# Buckskin targets.



## S.S. sLinGeR (Oct 17, 2013)

My grandfather made me a buckskin jacket when I was a little boy. Unfortunately the jacket was ruined over the years but I could not just Toss it. So I found a use for the leather. Thanks pops. 6 layers of deerskin two layers of plastic. (Thwack sound) thanks for looking.


----------



## S.S. sLinGeR (Oct 17, 2013)

If this is in the wrong section I'm sorry and can a mod move it please?


----------



## Charles (Aug 26, 2010)

This looks to be as good a place as any. But if you want it moved somewhere else, just say the word.

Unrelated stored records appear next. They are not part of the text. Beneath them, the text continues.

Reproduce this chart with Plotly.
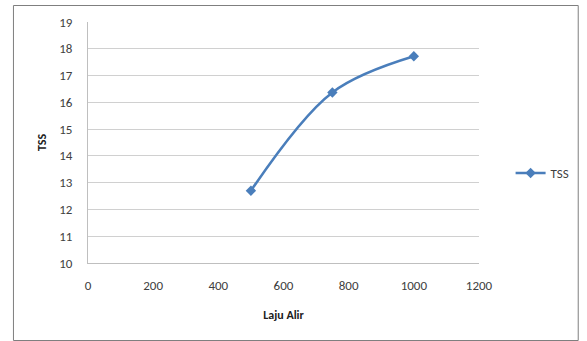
import plotly.graph_objects as go

laju_alir = [500, 750, 1000]
tss = [12.7, 16.37, 17.72]
x_ticks = [0, 200, 400, 600, 800, 1000, 1200]
y_ticks = [10, 11, 12, 13, 14, 15, 16, 17, 18, 19]

W, H = 587, 341
L, R, T, B = 88, 484, 22, 263  # plot area pixels

def px_to_paper_x(px):
    return (px - L) / (R - L)

def px_to_paper_y(py):
    return (B - py) / (B - T)

font_family = "Calibri, Carlito, Lato, Open Sans, sans-serif"

fig = go.Figure()
fig.add_trace(go.Scatter(
    x=laju_alir, y=tss, mode="lines+markers", name="TSS",
    line=dict(color="#4A7EBB", width=2.5, shape="spline", smoothing=1.0),
    marker=dict(symbol="diamond", size=8, color="#4A7EBB"),
))

fig.update_layout(
    width=W, height=H,
    margin=dict(l=L, r=W - R, t=T, b=H - B),
    paper_bgcolor="white", plot_bgcolor="white",
    font=dict(family=font_family, size=13, color="#404040"),
    showlegend=True,
    legend=dict(x=px_to_paper_x(516), y=px_to_paper_y(173), xanchor="left", yanchor="middle",
                font=dict(size=13, color="#404040"), bgcolor="rgba(0,0,0,0)",
                itemwidth=30),
    xaxis=dict(range=[0, 1200], tickvals=x_ticks, showgrid=False, zeroline=False,
               showline=True, linecolor="#BFBFBF", linewidth=1, ticks="",
               ticklabelstandoff=10,
               tickfont=dict(size=13, color="#404040"),
               title=dict(text="<b>Laju Alir</b>", font=dict(size=12, color="#202020"), standoff=19)),
    yaxis=dict(range=[10, 19], tickvals=y_ticks, showgrid=True, gridcolor="#D0D0D0", gridwidth=1,
               zeroline=False, showline=True, linecolor="#BFBFBF", linewidth=1, ticks="",
               ticklabelstandoff=12,
               tickfont=dict(size=13, color="#404040"),
               title=dict(text="<b>TSS</b>", font=dict(size=12, color="#202020"), standoff=10)),
    shapes=[dict(type="rect", xref="paper", yref="paper",
                 x0=px_to_paper_x(12.5), x1=px_to_paper_x(584.5),
                 y0=px_to_paper_y(340.5), y1=px_to_paper_y(5.5),
                 line=dict(color="#7F7F7F", width=1), fillcolor="rgba(0,0,0,0)", layer="below")],
)

fig.write_html("out.html")
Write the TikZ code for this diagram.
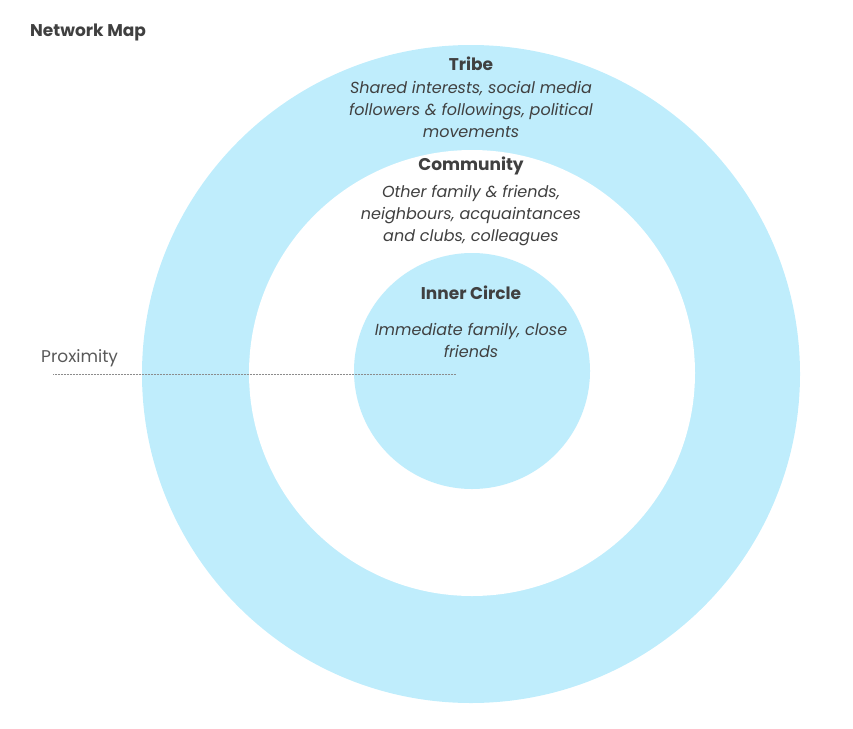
\documentclass[tikz,border=0pt]{standalone}
\usepackage{fontspec}
\setmainfont{Poppins}
\usepackage{tikz}
\usetikzlibrary{positioning}
\definecolor{ringblue}{RGB}{191,237,252}
\definecolor{txtgray}{RGB}{64,64,64}
\definecolor{proxgray}{RGB}{89,89,89}
\tikzset{
  ring/.style={circle, draw=none, inner sep=0pt},
  head/.style={font=\fontsize{17}{20}\selectfont\bfseries, text=txtgray, inner sep=0pt},
  desc/.style={font=\fontsize{16}{22}\selectfont\itshape, text=txtgray, align=center, inner sep=0pt},
  proxline/.style={densely dotted, draw=black!45, line width=0.5pt}
}

\begin{document}
\begin{tikzpicture}[x=1pt, y=-1pt, node distance=10pt]
\useasboundingbox (0,0) rectangle (853,728);
% rings, outside in
\node[ring, fill=ringblue, minimum size=658pt] (tribe) at (471,374) {};
\node[ring, fill=white, minimum size=446pt] (community) at (472,373) {};
\node[ring, fill=ringblue, minimum size=236pt] (inner) at (472,371) {};
% labels
\node[head, anchor=west] (title) at (30,32) {Network Map};
\node[head] (tribehd) at (471,64) {Tribe};
\node[desc, below=of tribehd] (tribetx) {Shared interests, social media\\followers \& followings, political\\movements};
\node[head] (commhd) at (471,166) {Community};
\node[desc, below=of commhd] (commtx) {Other family \& friends,\\neighbours, acquaintances\\and clubs, colleagues};
\node[head] (innerhd) at (471,293) {Inner Circle};
\node[desc, below=23pt of innerhd] (innertx) {Immediate family, close\\friends};
\node[font=\fontsize{17}{20}\selectfont, text=proxgray, anchor=west, inner sep=0pt] (prox) at (41,358) {Proximity};
\coordinate (proxstart) at (53,374);
\coordinate (proxend) at (456,374);
\draw[proxline] (proxstart) -- (proxend);
\end{tikzpicture}
\end{document}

Those look like fine targets ... should last quite a while. I have made targets from leather, and they are very satisfying to shoot.

Cheers ..... Charles


----------



## S.S. sLinGeR (Oct 17, 2013)

Charles said:


> This looks to be as good a place as any. But if you want it moved somewhere else, just say the word.
> 
> Those look like fine targets ... should last quite a while. I have made targets from leather, and they are very satisfying to shoot.
> 
> Cheers ..... Charles


thanks Charles


----------



## parnell (May 20, 2012)

Nice work! I like the triangle shape you went with.


----------



## JUSTJOB (Dec 26, 2013)

Nice targets! They should last a good long while!


----------



## Imperial (Feb 9, 2011)

from the picture alone they look very well made . have fun with your targets !


----------



## leon13 (Oct 4, 2012)

Hmmmmmmm targets !

cheers


----------



## SmilingFury (Jul 2, 2013)

Those look good. They might even spin upwards if you hang them on a tight line, right? Good sound , cool visual effect. Win, win.

Nice one, or two actually,
SF


----------



## Mr.Teh (Feb 28, 2012)

I like to shoot and build leather targetz, a good use for old leather !


----------



## S.S. sLinGeR (Oct 17, 2013)

Thanks for the nice comments guys


----------



## oldmiser (Jan 22, 2014)

cool idea Love it my friend~OM


----------